VAGUE SPOILER: But I agree with many others: the ending is horrid. I can't decide if I was more upset at the "freeing" of the hostages or the contrived wedding party. Graceless and tacked-on.

Rating: 5 stars
Summary: Try to put it down
Review: You often hear the expression that a book is so good you can't put it down. This is very true in this case. Not only is it well written and with delightful humor, but it also illustrates how people from different countries and different cultures can come together and look at each other as brothers (and sisters) because of a common denominator...in this case, the love of opera and the love of an opera singer who is suddenly very human to them. As crazy as it may sound (and who wants to be arrested by terrorists and kept under guard for a period of time?) I wanted to be in that house with these people so that I could get to know them better... become friends, learn to speak each other's languages, and above all, discover a common denominator in our love for music.

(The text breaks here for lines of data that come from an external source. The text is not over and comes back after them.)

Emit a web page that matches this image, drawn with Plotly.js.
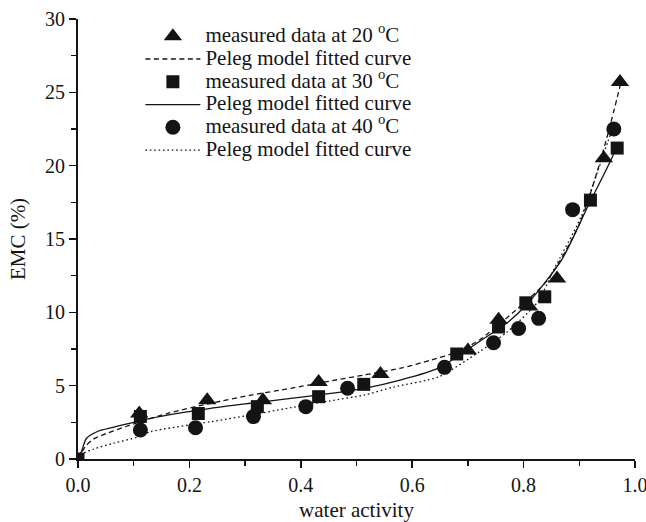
<!DOCTYPE html>
<html>
<head>
<meta charset="utf-8">
<script src="https://cdn.plot.ly/plotly-3.0.1.min.js"></script>
<style>html,body{margin:0;padding:0;background:#fff;}#chart{width:646px;height:522px;}</style>
</head>
<body>
<div id="chart"></div>
<script>
const aw20 = [0.11, 0.232, 0.332, 0.432, 0.543, 0.70, 0.755, 0.81, 0.86, 0.944, 0.973];
const emc20 = [3.1, 4.0, 4.0, 5.25, 5.8, 7.4, 9.5, 10.4, 12.3, 20.5, 25.7];
const aw30 = [0, 0.112, 0.216, 0.322, 0.432, 0.513, 0.68, 0.755, 0.804, 0.838, 0.92, 0.968];
const emc30 = [0, 2.9, 3.1, 3.57, 4.25, 5.09, 7.16, 9.0, 10.65, 11.06, 17.65, 21.2];
const aw40 = [0.112, 0.211, 0.315, 0.409, 0.484, 0.658, 0.746, 0.791, 0.827, 0.888, 0.962];
const emc40 = [1.98, 2.13, 2.89, 3.57, 4.82, 6.25, 7.93, 8.9, 9.59, 17.0, 22.5];

// Fitted curves
const fitAw20 = [0, 0.013, 0.027, 0.052, 0.094, 0.16, 0.238, 0.31, 0.382, 0.45, 0.514, 0.58, 0.634, 0.68, 0.72, 0.78, 0.843, 0.9, 0.933, 0.953, 0.975];
const fitEmc20 = [0, 0.84, 1.34, 1.75, 2.32, 3.1, 3.8, 4.35, 4.82, 5.3, 5.73, 6.2, 6.75, 7.3, 8.1, 9.95, 12.2, 16.0, 19.7, 22.4, 25.7];
const fitAw30 = [0, 0.007, 0.015, 0.034, 0.063, 0.1, 0.13, 0.238, 0.31, 0.382, 0.45, 0.514, 0.58, 0.647, 0.724, 0.773, 0.807, 0.868, 0.915, 0.957, 0.97];
const fitEmc30 = [0, 0.6, 1.4, 1.86, 2.16, 2.5, 2.77, 3.45, 3.8, 4.13, 4.45, 4.82, 5.4, 6.2, 8.1, 9.36, 10.6, 13.56, 17.2, 20.4, 21.6];
const fitAw40 = [0, 0.01, 0.027, 0.063, 0.106, 0.13, 0.238, 0.31, 0.382, 0.45, 0.514, 0.566, 0.647, 0.72, 0.77, 0.825, 0.854, 0.903, 0.951, 0.962];
const fitEmc40 = [0, 0.39, 0.66, 1.07, 1.48, 1.86, 2.54, 3.0, 3.5, 3.95, 4.36, 4.9, 5.6, 7.3, 8.65, 10.7, 12.9, 16.5, 21.6, 22.8];

const legendNames = [
  'measured data at 20 <sup>o</sup>C', 'Peleg model fitted curve',
  'measured data at 30 <sup>o</sup>C', 'Peleg model fitted curve',
  'measured data at 40 <sup>o</sup>C', 'Peleg model fitted curve'
];

const ink = '#141414';
const FONT = '"Liberation Serif", "Times New Roman", serif';
const big = s => '<span style="font-size:21px">' + s + '</span>';

const traces = [
  {x: aw20, y: emc20, name: big(legendNames[0]), mode: 'markers', type: 'scatter',
   marker: {symbol: 'triangle-up', size: 16, color: ink}},
  {x: fitAw20, y: fitEmc20, name: big(legendNames[1]), mode: 'lines', type: 'scatter',
   line: {color: ink, width: 1.3, dash: '5px,3.5px', shape: 'spline', smoothing: 0.7}},
  {x: aw30, y: emc30, name: big(legendNames[2]), mode: 'markers', type: 'scatter',
   marker: {symbol: 'square', size: 13, color: ink}},
  {x: fitAw30, y: fitEmc30, name: big(legendNames[3]), mode: 'lines', type: 'scatter',
   line: {color: ink, width: 1.3, shape: 'spline', smoothing: 0.7}},
  {x: aw40, y: emc40, name: big(legendNames[4]), mode: 'markers', type: 'scatter',
   marker: {symbol: 'circle', size: 15, color: ink}},
  {x: fitAw40, y: fitEmc40, name: big(legendNames[5]), mode: 'lines', type: 'scatter',
   line: {color: ink, width: 1.3, dash: '1.6px,2.8px', shape: 'spline', smoothing: 0.7}}
];

const layout = {
  width: 646, height: 522,
  margin: {l: 78, r: 11, t: 19, b: 63},
  paper_bgcolor: '#fff', plot_bgcolor: '#fff',
  font: {family: FONT, size: 20, color: ink},
  showlegend: true,
  legend: {x: 0.112, y: 0.998, xanchor: 'left', yanchor: 'top',
           bgcolor: 'rgba(0,0,0,0)', font: {family: FONT, size: 15.2, color: ink},
           itemwidth: 55, tracegroupgap: 0},
  xaxis: {
    range: [0, 1], dtick: 0.2, tickformat: '.1f', ticklabeloverflow: 'allow',
    showgrid: false, zeroline: false, showline: true, linecolor: ink, linewidth: 2,
    ticks: 'outside', ticklen: 7, tickwidth: 1.5, tickcolor: ink,
    minor: {dtick: 0.1, ticks: 'outside', ticklen: 5, tickwidth: 1.5, tickcolor: ink, showgrid: false},
    title: {text: 'water activity', font: {family: FONT, size: 21, color: ink}, standoff: 7},
    tickfont: {family: FONT, size: 20, color: ink}
  },
  yaxis: {
    range: [0, 30], dtick: 5,
    showgrid: false, zeroline: false, showline: true, linecolor: ink, linewidth: 2,
    ticks: 'outside', ticklen: 7, tickwidth: 1.5, tickcolor: ink,
    minor: {dtick: 2.5, ticks: 'outside', ticklen: 5, tickwidth: 1.5, tickcolor: ink, showgrid: false},
    title: {text: 'EMC (%)', font: {family: FONT, size: 21, color: ink}, standoff: 14},
    tickfont: {family: FONT, size: 20, color: ink}
  }
};

Plotly.newPlot('chart', traces, layout, {displayModeBar: false, staticPlot: true});
</script>
</body>
</html>
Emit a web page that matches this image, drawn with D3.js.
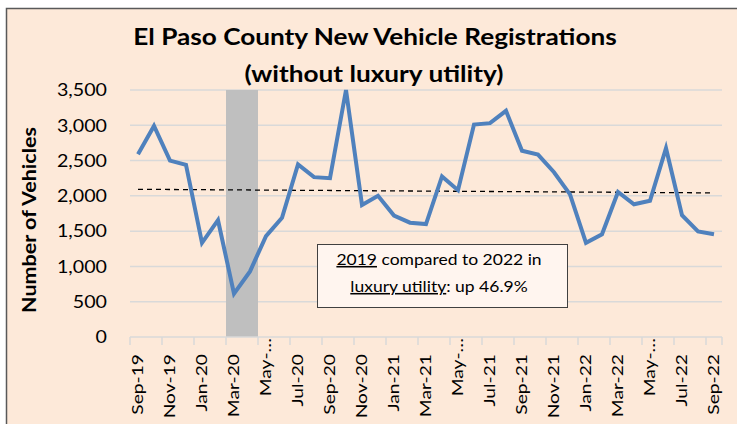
<!DOCTYPE html>
<html>
<head>
<meta charset="utf-8">
<script src="https://cdn.jsdelivr.net/npm/d3@7"></script>
<style>
  html, body { margin: 0; padding: 0; background: #ffffff; }
  svg { display: block; }
  text { font-family: Lato, "Liberation Sans", sans-serif; fill: #000; }
</style>
</head>
<body>
<svg id="chart" width="737" height="424"></svg>
<script>
// ---- data ----
const categories = [
  "Sep-19","Oct-19","Nov-19","Dec-19","Jan-20","Feb-20","Mar-20","Apr-20","May-20","Jun-20",
  "Jul-20","Aug-20","Sep-20","Oct-20","Nov-20","Dec-20","Jan-21","Feb-21","Mar-21","Apr-21",
  "May-21","Jun-21","Jul-21","Aug-21","Sep-21","Oct-21","Nov-21","Dec-21","Jan-22","Feb-22",
  "Mar-22","Apr-22","May-22","Jun-22","Jul-22","Aug-22","Sep-22"
];
const registrations = [
  2590, 2990, 2500, 2440, 1335, 1655, 615, 930, 1430, 1690,
  2445, 2265, 2250, 3500, 1870, 2000, 1720, 1620, 1600, 2275,
  2080, 3010, 3030, 3205, 2640, 2585, 2335, 2020, 1335, 1455,
  2055, 1880, 1930, 2675, 1725, 1495, 1455
];
const trendCategories = ["Sep-19", "Sep-22"];
const trendValues = [2093, 2042];
const shadeCategories = ["Mar-20", "Apr-20"];
const shadeTop = 3500;
const yTicks = [0, 500, 1000, 1500, 2000, 2500, 3000, 3500];
const xTickLabels = {
  "Sep-19":"Sep-19","Nov-19":"Nov-19","Jan-20":"Jan-20","Mar-20":"Mar-20","May-20":"May-…",
  "Jul-20":"Jul-20","Sep-20":"Sep-20","Nov-20":"Nov-20","Jan-21":"Jan-21","Mar-21":"Mar-21",
  "May-21":"May-…","Jul-21":"Jul-21","Sep-21":"Sep-21","Nov-21":"Nov-21","Jan-22":"Jan-22",
  "Mar-22":"Mar-22","May-22":"May-…","Jul-22":"Jul-22","Sep-22":"Sep-22"
};
const titleLines = ["El Paso County New Vehicle Registrations", "(without luxury utility)"];
const yAxisTitle = "Number of Vehicles";
const noteLine1 = [{t:"2019", u:true}, {t:" compared to 2022 in", u:false}];
const noteLine2 = [{t:"luxury utility", u:true}, {t:": up 46.9%", u:false}];

// ---- layout ----
const svg = d3.select("#chart");
const W = 737, H = 424;
const plot = {left: 130, right: 722, top: 90, bottom: 337};

// horizontally widen text (reference glyphs are wider than the local font)
function widen(sel, f) {
  sel.each(function() {
    const L = this.getComputedTextLength();
    d3.select(this).attr("textLength", L * f).attr("lengthAdjust", "spacingAndGlyphs");
  });
}

// chart area background + border
svg.append("rect").attr("x", 6.5).attr("y", 8.5).attr("width", W + 10).attr("height", H + 10)
  .attr("fill", "#fde9d9").attr("stroke", "#595959").attr("stroke-width", 1.5);

const x = d3.scaleBand().domain(categories).range([plot.left, plot.right]).padding(0);
const y = d3.scaleLinear().domain([0, 3500]).range([plot.bottom, plot.top]);
const cx = d => x(d) + x.bandwidth() / 2;

// gridlines
svg.append("g").selectAll("line").data(yTicks.filter(v => v > 0)).join("line")
  .attr("x1", plot.left).attr("x2", plot.right)
  .attr("y1", d => y(d)).attr("y2", d => y(d))
  .attr("stroke", "#d9d9d9").attr("stroke-width", 1.5);

// shaded period
svg.append("rect")
  .attr("x", x(shadeCategories[0]))
  .attr("y", y(shadeTop))
  .attr("width", x(shadeCategories[1]) + x.bandwidth() - x(shadeCategories[0]))
  .attr("height", y(0) - y(shadeTop))
  .attr("fill", "#bfbfbf");

// y axis
const yAxis = d3.axisLeft(y).tickValues(yTicks).tickFormat(d3.format(",")).tickSize(0).tickPadding(0);
const gy = svg.append("g").attr("transform", `translate(107,0)`).call(yAxis);
gy.select(".domain").remove();
gy.selectAll("text").attr("font-size", 16.5).attr("fill", "#000")
  .style("font-family", "Lato, sans-serif").attr("dy", "0.35em").attr("x", 0);
widen(gy.selectAll("text"), 1.19);

// x axis
const tickCats = categories.filter((c, i) => i % 2 === 0);
const xAxis = d3.axisBottom(x).tickValues(tickCats).tickSize(0).tickFormat(d => xTickLabels[d]);
const gx = svg.append("g").attr("transform", `translate(0,${plot.bottom})`).call(xAxis);
gx.select(".domain").attr("stroke", "#d9d9d9").attr("stroke-width", 1.5)
  .attr("d", `M${plot.left},0H${plot.right}`);
gx.selectAll("text")
  .attr("font-size", 15.5).attr("fill", "#000")
  .style("font-family", "Lato, sans-serif")
  .attr("transform", `rotate(-90)`)
  .attr("text-anchor", "end")
  .attr("x", d => xTickLabels[d].startsWith("May") ? -1 : -17)
  .attr("y", 0).attr("dy", "0.35em");
widen(gx.selectAll("text"), 1.24);
// tick marks at band boundaries, every 2 categories
svg.append("g").selectAll("line").data(tickCats).join("line")
  .attr("x1", d => x(d)).attr("x2", d => x(d))
  .attr("y1", plot.bottom).attr("y2", plot.bottom + 8)
  .attr("stroke", "#d9d9d9").attr("stroke-width", 1.5);
svg.append("line")
  .attr("x1", plot.right).attr("x2", plot.right)
  .attr("y1", plot.bottom).attr("y2", plot.bottom + 8)
  .attr("stroke", "#d9d9d9").attr("stroke-width", 1.5);

// trend (dashed)
svg.append("path")
  .datum(trendCategories.map((c, i) => [c, trendValues[i]]))
  .attr("d", d3.line().x(d => cx(d[0])).y(d => y(d[1])))
  .attr("fill", "none").attr("stroke", "#000").attr("stroke-width", 1.3)
  .attr("stroke-dasharray", "5,4");

// main line
svg.append("path")
  .datum(categories.map((c, i) => [c, registrations[i]]))
  .attr("d", d3.line().x(d => cx(d[0])).y(d => y(d[1])))
  .attr("fill", "none").attr("stroke", "#4f81bd").attr("stroke-width", 4)
  .attr("stroke-linejoin", "miter");

// title
const t1 = svg.append("text").attr("x", 375).attr("y", 45).attr("text-anchor", "middle")
  .attr("font-size", 22).attr("font-weight", "bold").text(titleLines[0]);
const t2 = svg.append("text").attr("x", 374).attr("y", 82).attr("text-anchor", "middle")
  .attr("font-size", 22).attr("font-weight", "bold").text(titleLines[1]);
widen(t1, 1.19);
widen(t2, 1.19);

// y axis title
const yt = svg.append("text").attr("transform", "translate(36,220) rotate(-90)")
  .attr("text-anchor", "middle").attr("font-size", 18).attr("font-weight", "bold")
  .text(yAxisTitle);
yt.attr("textLength", 186).attr("lengthAdjust", "spacingAndGlyphs");

// annotation box
svg.append("rect").attr("x", 317.5).attr("y", 244.5).attr("width", 250).attr("height", 63)
  .attr("fill", "#fff5ef").attr("stroke", "#404040").attr("stroke-width", 1);
function note(parts, yy) {
  const g = svg.append("g").attr("transform", `translate(439,${yy}) scale(1.13,1)`);
  const t = g.append("text").attr("x", 0).attr("y", 0).attr("text-anchor", "middle")
    .attr("font-size", 15.5);
  parts.forEach(p => {
    t.append("tspan").text(p.t).style("text-decoration", p.u ? "underline" : null);
  });
}
note(noteLine1, 265);
note(noteLine2, 292);
</script>
</body>
</html>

In some ways, an ideal world. In many ways, a crazy world. But finally, isnt't that where we are all living?

Rating: 5 stars
Summary: Bel Scrito (Beautiful Writing)
Review: The writing was masterful. Characters were quite real and you saw them change over the course of the novel. Patchett brought together individuals from many different countries and cultures, for whom there was no common language--except music. Her description of music, piano playing, singing--both the acts of playing and singing as well as the effect the music and performances had on listeners--was incredibly lyrical. In a recent NPR interview, Patchett said she didn't know anything about opera when she set out to write, but she selected several arias and played them sometimes 20 or 40 times as she was writing the music scenes. She must have had some guidance because many of the arias she put in the book were not necessarily the most familiar. (My hat is off to her for that; I figured as I read that she was very well-acquainted with a vast range of operas.) She also used humor sparingly but wisely. Chapter 7, in particular, was delightfully full of humor. Above all, I loved the way she held each character lovingly in her arms as she wrote about them and conveyed that tenderness and intimacy to the readers.